**Listing:**
## start

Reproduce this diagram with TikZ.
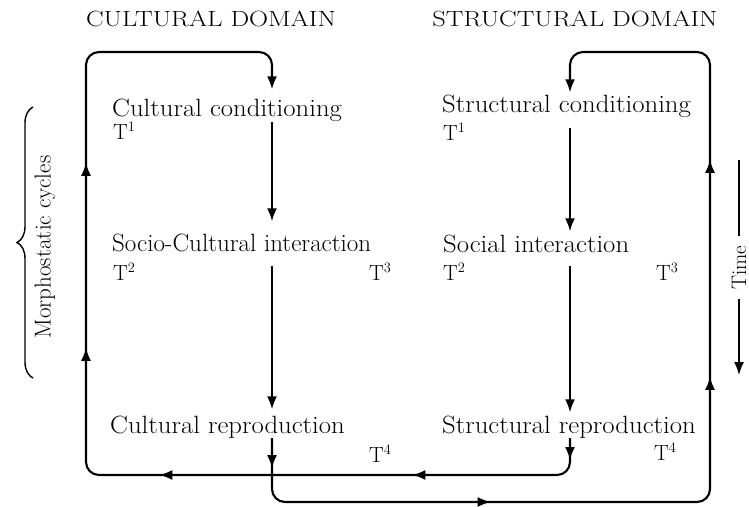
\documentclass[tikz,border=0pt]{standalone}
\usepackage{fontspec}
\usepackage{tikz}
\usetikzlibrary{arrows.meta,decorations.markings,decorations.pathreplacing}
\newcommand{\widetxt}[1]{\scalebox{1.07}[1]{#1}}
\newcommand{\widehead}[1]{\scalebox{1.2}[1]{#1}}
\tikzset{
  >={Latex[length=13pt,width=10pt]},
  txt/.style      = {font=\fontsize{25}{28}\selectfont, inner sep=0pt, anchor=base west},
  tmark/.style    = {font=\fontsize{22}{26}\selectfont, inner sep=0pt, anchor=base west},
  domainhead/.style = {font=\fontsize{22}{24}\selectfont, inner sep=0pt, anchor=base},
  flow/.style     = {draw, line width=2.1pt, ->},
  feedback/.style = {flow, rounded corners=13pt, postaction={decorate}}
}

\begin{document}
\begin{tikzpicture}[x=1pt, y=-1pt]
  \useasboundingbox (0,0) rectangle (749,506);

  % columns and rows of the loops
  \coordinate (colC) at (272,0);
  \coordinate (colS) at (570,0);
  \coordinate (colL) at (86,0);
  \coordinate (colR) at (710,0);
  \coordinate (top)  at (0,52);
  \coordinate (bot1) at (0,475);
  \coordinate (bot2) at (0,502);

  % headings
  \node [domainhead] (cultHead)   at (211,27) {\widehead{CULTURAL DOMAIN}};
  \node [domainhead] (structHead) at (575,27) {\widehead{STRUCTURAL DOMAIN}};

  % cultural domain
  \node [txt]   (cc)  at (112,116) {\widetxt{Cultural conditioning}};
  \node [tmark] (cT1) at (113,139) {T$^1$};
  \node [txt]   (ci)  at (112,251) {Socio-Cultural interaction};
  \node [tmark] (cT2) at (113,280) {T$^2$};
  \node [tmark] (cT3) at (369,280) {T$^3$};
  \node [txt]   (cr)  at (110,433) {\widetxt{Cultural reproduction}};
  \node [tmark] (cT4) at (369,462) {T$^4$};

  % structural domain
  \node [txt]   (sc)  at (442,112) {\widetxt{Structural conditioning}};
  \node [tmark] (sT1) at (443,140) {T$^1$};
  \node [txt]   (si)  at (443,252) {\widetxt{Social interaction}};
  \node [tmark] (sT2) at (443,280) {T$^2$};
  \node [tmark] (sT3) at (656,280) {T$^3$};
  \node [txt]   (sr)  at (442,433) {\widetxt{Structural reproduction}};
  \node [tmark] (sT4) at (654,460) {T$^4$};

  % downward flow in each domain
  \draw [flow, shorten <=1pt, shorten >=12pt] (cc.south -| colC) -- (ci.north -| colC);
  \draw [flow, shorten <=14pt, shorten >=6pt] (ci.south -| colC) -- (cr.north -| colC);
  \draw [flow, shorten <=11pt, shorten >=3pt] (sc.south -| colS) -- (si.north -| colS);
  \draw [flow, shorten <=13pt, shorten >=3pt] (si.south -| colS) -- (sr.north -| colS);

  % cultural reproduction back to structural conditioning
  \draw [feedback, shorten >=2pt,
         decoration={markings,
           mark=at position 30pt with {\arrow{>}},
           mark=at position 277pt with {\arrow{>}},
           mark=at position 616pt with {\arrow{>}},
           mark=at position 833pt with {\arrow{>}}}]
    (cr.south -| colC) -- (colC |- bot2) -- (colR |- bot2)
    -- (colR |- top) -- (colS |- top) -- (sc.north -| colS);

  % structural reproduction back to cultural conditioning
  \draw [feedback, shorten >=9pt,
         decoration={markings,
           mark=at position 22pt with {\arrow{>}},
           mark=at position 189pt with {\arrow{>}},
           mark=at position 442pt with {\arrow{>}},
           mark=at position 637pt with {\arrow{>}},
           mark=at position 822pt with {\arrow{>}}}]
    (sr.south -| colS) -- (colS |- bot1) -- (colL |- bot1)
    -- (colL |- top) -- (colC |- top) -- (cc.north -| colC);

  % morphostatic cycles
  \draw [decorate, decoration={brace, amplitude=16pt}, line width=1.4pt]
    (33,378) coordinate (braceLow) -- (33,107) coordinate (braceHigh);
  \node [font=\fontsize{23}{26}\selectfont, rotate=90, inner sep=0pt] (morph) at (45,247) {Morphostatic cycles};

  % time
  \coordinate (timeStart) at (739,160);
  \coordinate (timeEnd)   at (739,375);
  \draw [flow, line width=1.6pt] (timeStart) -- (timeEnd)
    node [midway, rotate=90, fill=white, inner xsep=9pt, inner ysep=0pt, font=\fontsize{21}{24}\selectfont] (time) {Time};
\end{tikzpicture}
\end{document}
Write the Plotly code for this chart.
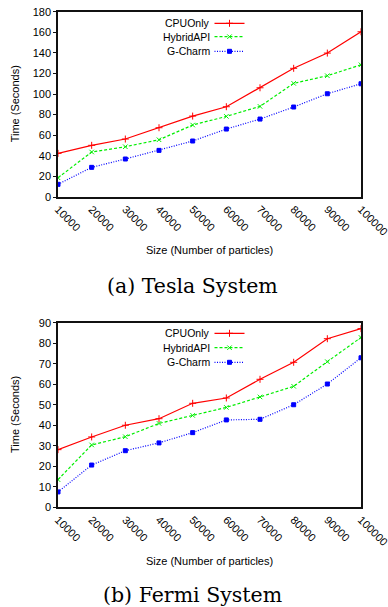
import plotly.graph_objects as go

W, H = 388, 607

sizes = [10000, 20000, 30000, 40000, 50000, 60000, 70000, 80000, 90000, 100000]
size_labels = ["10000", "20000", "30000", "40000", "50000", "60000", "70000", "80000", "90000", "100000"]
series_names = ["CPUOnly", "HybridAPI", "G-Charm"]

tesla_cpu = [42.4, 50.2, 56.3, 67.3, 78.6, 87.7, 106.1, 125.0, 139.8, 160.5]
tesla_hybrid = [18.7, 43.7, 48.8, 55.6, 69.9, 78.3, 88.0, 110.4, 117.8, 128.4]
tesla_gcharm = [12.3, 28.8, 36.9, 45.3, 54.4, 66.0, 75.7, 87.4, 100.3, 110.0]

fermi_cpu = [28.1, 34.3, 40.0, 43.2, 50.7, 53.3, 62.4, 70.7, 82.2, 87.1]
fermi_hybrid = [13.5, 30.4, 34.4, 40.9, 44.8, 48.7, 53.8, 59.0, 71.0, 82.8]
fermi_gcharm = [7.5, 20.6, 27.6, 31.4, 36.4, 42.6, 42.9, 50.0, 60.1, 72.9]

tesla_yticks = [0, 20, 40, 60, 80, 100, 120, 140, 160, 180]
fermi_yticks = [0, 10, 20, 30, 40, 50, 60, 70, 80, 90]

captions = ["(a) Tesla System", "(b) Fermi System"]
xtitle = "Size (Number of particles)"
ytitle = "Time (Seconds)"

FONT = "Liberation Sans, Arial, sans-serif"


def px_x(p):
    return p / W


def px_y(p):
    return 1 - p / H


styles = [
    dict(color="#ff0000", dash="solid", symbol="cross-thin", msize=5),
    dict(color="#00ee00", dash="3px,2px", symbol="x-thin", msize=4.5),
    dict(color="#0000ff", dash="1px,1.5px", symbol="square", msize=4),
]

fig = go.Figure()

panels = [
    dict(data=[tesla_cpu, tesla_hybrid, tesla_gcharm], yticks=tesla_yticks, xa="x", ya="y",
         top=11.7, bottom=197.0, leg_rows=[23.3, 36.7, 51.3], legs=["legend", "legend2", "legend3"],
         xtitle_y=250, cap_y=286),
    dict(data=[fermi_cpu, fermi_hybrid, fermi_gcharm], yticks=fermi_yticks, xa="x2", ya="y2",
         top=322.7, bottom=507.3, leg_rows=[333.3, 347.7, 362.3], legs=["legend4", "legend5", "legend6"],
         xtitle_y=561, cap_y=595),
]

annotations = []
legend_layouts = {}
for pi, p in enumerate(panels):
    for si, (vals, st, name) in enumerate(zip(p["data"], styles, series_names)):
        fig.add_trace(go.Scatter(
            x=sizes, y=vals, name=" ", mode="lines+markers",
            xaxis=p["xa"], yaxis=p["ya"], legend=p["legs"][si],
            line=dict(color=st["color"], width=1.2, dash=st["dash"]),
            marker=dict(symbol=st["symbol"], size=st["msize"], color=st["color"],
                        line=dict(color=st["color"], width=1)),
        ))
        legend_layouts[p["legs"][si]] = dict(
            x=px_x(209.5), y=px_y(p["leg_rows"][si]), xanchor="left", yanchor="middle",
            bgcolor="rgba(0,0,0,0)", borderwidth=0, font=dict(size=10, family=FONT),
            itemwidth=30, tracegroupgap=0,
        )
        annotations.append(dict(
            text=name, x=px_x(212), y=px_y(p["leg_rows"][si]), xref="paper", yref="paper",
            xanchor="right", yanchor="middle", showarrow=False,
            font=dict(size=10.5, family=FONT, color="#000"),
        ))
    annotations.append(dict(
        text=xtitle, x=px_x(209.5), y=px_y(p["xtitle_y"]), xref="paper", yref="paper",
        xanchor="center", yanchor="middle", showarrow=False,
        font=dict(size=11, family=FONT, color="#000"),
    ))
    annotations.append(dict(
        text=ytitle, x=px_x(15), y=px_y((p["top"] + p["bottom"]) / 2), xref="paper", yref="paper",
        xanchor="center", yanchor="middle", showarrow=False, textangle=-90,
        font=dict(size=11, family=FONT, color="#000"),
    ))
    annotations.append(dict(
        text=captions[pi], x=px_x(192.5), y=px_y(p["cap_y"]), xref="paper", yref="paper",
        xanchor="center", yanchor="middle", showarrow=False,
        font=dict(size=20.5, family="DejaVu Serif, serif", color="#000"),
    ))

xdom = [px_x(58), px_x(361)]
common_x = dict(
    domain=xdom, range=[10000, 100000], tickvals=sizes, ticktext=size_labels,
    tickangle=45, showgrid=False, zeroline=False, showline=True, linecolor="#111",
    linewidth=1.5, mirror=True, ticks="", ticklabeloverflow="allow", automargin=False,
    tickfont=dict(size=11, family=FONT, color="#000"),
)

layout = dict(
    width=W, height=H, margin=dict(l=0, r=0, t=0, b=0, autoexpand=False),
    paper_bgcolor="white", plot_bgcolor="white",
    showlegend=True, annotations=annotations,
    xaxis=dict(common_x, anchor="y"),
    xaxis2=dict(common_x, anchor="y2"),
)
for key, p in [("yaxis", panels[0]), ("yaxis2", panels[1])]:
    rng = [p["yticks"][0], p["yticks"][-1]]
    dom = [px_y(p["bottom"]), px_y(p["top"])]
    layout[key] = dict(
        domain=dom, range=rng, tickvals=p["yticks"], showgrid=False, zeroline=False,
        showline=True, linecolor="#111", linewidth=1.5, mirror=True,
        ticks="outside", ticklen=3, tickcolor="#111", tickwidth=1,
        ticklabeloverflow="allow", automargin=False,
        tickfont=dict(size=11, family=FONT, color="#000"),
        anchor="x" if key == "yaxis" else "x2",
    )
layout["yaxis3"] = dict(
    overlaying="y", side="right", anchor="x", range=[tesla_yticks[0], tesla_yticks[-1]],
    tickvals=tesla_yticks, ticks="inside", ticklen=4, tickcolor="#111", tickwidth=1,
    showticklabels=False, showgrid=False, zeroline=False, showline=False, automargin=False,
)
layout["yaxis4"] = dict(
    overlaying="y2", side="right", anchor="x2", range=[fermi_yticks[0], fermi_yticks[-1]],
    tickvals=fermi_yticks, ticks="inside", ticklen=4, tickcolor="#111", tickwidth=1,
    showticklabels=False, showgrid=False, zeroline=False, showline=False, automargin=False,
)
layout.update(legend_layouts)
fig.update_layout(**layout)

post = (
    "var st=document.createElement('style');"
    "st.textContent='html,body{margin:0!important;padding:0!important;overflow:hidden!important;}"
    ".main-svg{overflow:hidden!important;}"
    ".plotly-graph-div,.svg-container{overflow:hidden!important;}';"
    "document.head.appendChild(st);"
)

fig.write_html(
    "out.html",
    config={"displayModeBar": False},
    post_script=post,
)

## end

**Exercise:** Copy out every line from the records that has the word "this".

**Exercise output:**
Reproduce this diagram with TikZ.
Write the Plotly code for this chart.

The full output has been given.